I posted a bit ago about 1911 options. Decided to go with the Sig Sauer. Ill try to post a link to the picture of the package I got.
	

	
	
		
		

		
			





all said and done, came out to 784 with taxes and shipping to an FFL near my house in Tx.


----------



## policemedic (Jul 21, 2011)

Let us know how it shoots!


----------



## pardus (Jul 21, 2011)

Very nice.

I'm a big fan of Sigs (first pistol I fired in the Military), ive only used the 226 though.

Why did you pick Sig for a 1911?


----------



## Casimir (Jul 22, 2011)

I wanted to replace the 1911 I had stolen from me. Didn't have to be the exact model; that one was a Para Hi-Cap. I loved it, never had a problem, held 14 rds, etc etc. I posted a while ago asking people's opinions about 1911 makers and what not. There were a lot of positive comments about a few different brands. Sig being one of them. I was originally gonna get a Kimber, but the model I wanted was over a grand. Found a few 1911 enthusiasts in my unit. Our Chaplain has several different brands. A couple of them said that their favorites thus far had been Sigs. The word was that they shoot extremely well, use excellent parts and are much cheaper than a Kimber, or Wilson, etc.

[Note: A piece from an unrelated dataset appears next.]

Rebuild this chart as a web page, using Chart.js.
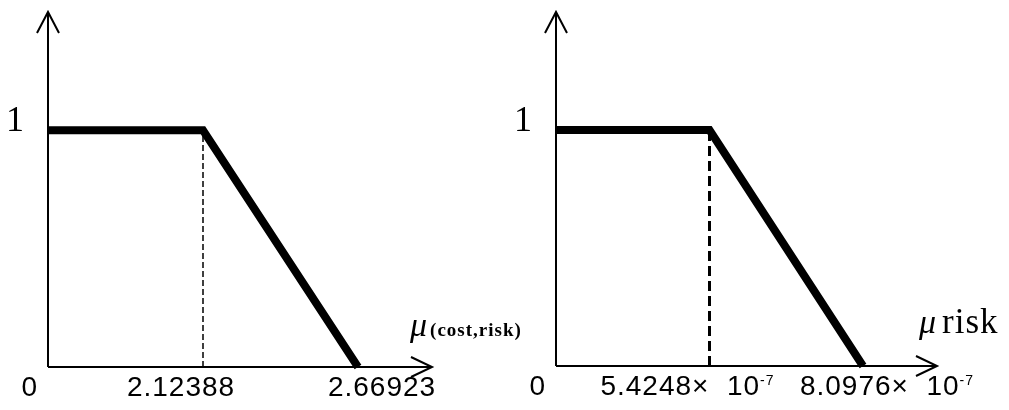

Found this package on sale and liked the price, the rest is history


----------



## pardus (Jul 22, 2011)

Nice. Hopefully I'll get to shoot it sometime soon.


----------



## Casimir (Jul 22, 2011)

oh definitely man. One of these days, if you find it in your heart, you should come visit in Tx :-P


----------



## AWP (Jul 22, 2011)

I wish they made a high-cap model.


----------



## Crusader74 (Jul 22, 2011)

I like the sig although I've never fired one.. Our SOF use them in various models. Would it right to say they are one of the best pistols on the market?


----------